Set the listing down unchanged, minus every embedded image.

──────

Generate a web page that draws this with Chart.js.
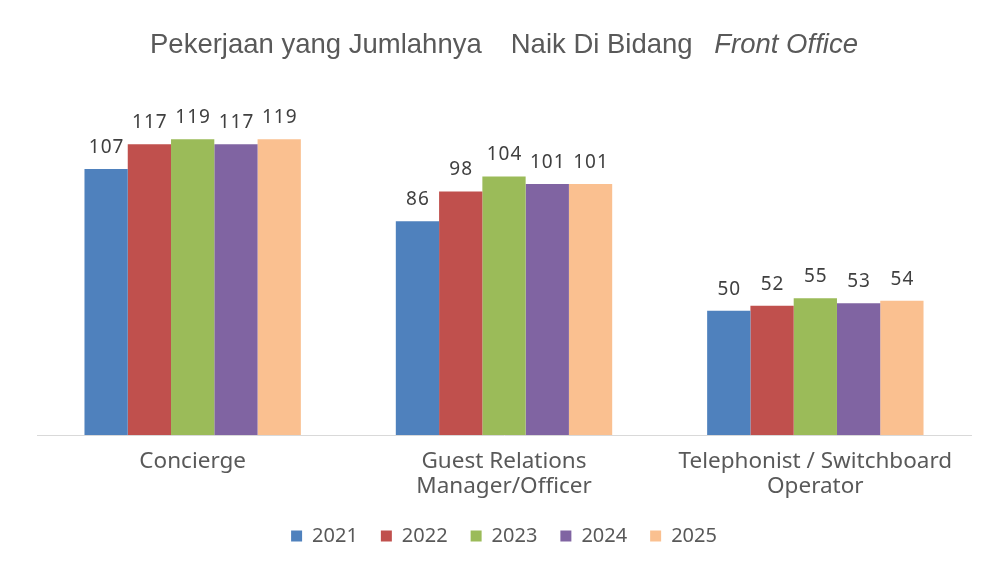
<!DOCTYPE html>
<html>
<head>
<meta charset="utf-8">
<script src="https://cdn.jsdelivr.net/npm/chart.js@4/dist/chart.umd.min.js"></script>
<style>
  html, body { margin: 0; padding: 0; background: #fff; }
  #wrap { position: relative; width: 991px; height: 564px; }
  #title { position: absolute; left: 150px; top: 28.5px; white-space: nowrap;
    font-family: "Liberation Sans", Arial, sans-serif; font-size: 27.5px; color: #595959;
    line-height: 30px; }
  #title .naik { margin-left: 29px; }
  #title i { margin-left: 14px; }
  canvas { position: absolute; left: 0; top: 0; }
</style>
</head>
<body>
<div id="wrap">
  <canvas id="c" width="991" height="564"></canvas>
  <div id="title">Pekerjaan yang Jumlahnya<span class="naik">Naik Di Bidang</span> <i>Front Office</i></div>
</div>
<script>
const categories = [["Concierge"], ["Guest Relations", "Manager/Officer"], ["Telephonist / Switchboard", "Operator"]];
const years = ["2021", "2022", "2023", "2024", "2025"];
const values2021 = [107, 86, 50];
const values2022 = [117, 98, 52];
const values2023 = [119, 104, 55];
const values2024 = [117, 101, 53];
const values2025 = [119, 101, 54];
const colors = ["#4F81BD", "#C0504D", "#9BBB59", "#8064A2", "#FAC090"];
const seriesValues = [values2021, values2022, values2023, values2024, values2025];

const LABEL_FONT = '"Noto Sans", sans-serif';

const barLabels = {
  id: 'barLabels',
  afterDatasetsDraw(chart) {
    const ctx = chart.ctx;
    ctx.save();
    ctx.font = '19px ' + LABEL_FONT;
    ctx.fillStyle = '#404040';
    ctx.textAlign = 'center';
    ctx.textBaseline = 'alphabetic';
    try { ctx.letterSpacing = '1px'; } catch (e) {}
    chart.data.datasets.forEach((ds, i) => {
      const meta = chart.getDatasetMeta(i);
      meta.data.forEach((bar, j) => {
        ctx.fillText(String(ds.data[j]), bar.x + 0.5, bar.y - 16);
      });
    });
    ctx.restore();
  }
};

new Chart(document.getElementById('c'), {
  type: 'bar',
  data: {
    labels: categories,
    datasets: years.map((y, i) => ({
      label: y,
      data: seriesValues[i],
      backgroundColor: colors[i],
      borderWidth: 0,
      categoryPercentage: 0.695,
      barPercentage: 1.0
    }))
  },
  options: {
    responsive: false,
    animation: false,
    layout: { padding: { left: 37, right: 20, top: 87, bottom: 8 } },
    plugins: {
      title: { display: false },
      tooltip: { enabled: false },
      legend: {
        position: 'bottom',
        labels: {
          boxWidth: 11, boxHeight: 11,
          padding: 23,
          color: '#595959',
          font: { family: LABEL_FONT, size: 20 }
        }
      }
    },
    scales: {
      x: {
        grid: { display: false, drawTicks: false },
        border: { display: true, color: '#D9D9D9', width: 1 },
        afterFit(scale) { scale.height = 68; },
        ticks: {
          color: '#595959',
          padding: 14,
          maxRotation: 0,
          autoSkip: false,
          font: { family: LABEL_FONT, size: 22.5, lineHeight: 25 / 22.5 }
        }
      },
      y: {
        display: false,
        min: 0, max: 140
      }
    }
  },
  plugins: [barLabels]
});
</script>
</body>
</html>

──────

-- REPLY TO THE EXERCISE --
Generate a web page that draws this with Chart.js.
<!DOCTYPE html>
<html>
<head>
<meta charset="utf-8">
<script src="https://cdn.jsdelivr.net/npm/chart.js@4/dist/chart.umd.min.js"></script>
<style>
  html, body { margin: 0; padding: 0; background: #fff; }
  #wrap { position: relative; width: 991px; height: 564px; }
  #title { position: absolute; left: 150px; top: 28.5px; white-space: nowrap;
    font-family: "Liberation Sans", Arial, sans-serif; font-size: 27.5px; color: #595959;
    line-height: 30px; }
  #title .naik { margin-left: 29px; }
  #title i { margin-left: 14px; }
  canvas { position: absolute; left: 0; top: 0; }
</style>
</head>
<body>
<div id="wrap">
  <canvas id="c" width="991" height="564"></canvas>
  <div id="title">Pekerjaan yang Jumlahnya<span class="naik">Naik Di Bidang</span> <i>Front Office</i></div>
</div>
<script>
const categories = [["Concierge"], ["Guest Relations", "Manager/Officer"], ["Telephonist / Switchboard", "Operator"]];
const years = ["2021", "2022", "2023", "2024", "2025"];
const values2021 = [107, 86, 50];
const values2022 = [117, 98, 52];
const values2023 = [119, 104, 55];
const values2024 = [117, 101, 53];
const values2025 = [119, 101, 54];
const colors = ["#4F81BD", "#C0504D", "#9BBB59", "#8064A2", "#FAC090"];
const seriesValues = [values2021, values2022, values2023, values2024, values2025];

const LABEL_FONT = '"Noto Sans", sans-serif';

const barLabels = {
  id: 'barLabels',
  afterDatasetsDraw(chart) {
    const ctx = chart.ctx;
    ctx.save();
    ctx.font = '19px ' + LABEL_FONT;
    ctx.fillStyle = '#404040';
    ctx.textAlign = 'center';
    ctx.textBaseline = 'alphabetic';
    try { ctx.letterSpacing = '1px'; } catch (e) {}
    chart.data.datasets.forEach((ds, i) => {
      const meta = chart.getDatasetMeta(i);
      meta.data.forEach((bar, j) => {
        ctx.fillText(String(ds.data[j]), bar.x + 0.5, bar.y - 16);
      });
    });
    ctx.restore();
  }
};

new Chart(document.getElementById('c'), {
  type: 'bar',
  data: {
    labels: categories,
    datasets: years.map((y, i) => ({
      label: y,
      data: seriesValues[i],
      backgroundColor: colors[i],
      borderWidth: 0,
      categoryPercentage: 0.695,
      barPercentage: 1.0
    }))
  },
  options: {
    responsive: false,
    animation: false,
    layout: { padding: { left: 37, right: 20, top: 87, bottom: 8 } },
    plugins: {
      title: { display: false },
      tooltip: { enabled: false },
      legend: {
        position: 'bottom',
        labels: {
          boxWidth: 11, boxHeight: 11,
          padding: 23,
          color: '#595959',
          font: { family: LABEL_FONT, size: 20 }
        }
      }
    },
    scales: {
      x: {
        grid: { display: false, drawTicks: false },
        border: { display: true, color: '#D9D9D9', width: 1 },
        afterFit(scale) { scale.height = 68; },
        ticks: {
          color: '#595959',
          padding: 14,
          maxRotation: 0,
          autoSkip: false,
          font: { family: LABEL_FONT, size: 22.5, lineHeight: 25 / 22.5 }
        }
      },
      y: {
        display: false,
        min: 0, max: 140
      }
    }
  },
  plugins: [barLabels]
});
</script>
</body>
</html>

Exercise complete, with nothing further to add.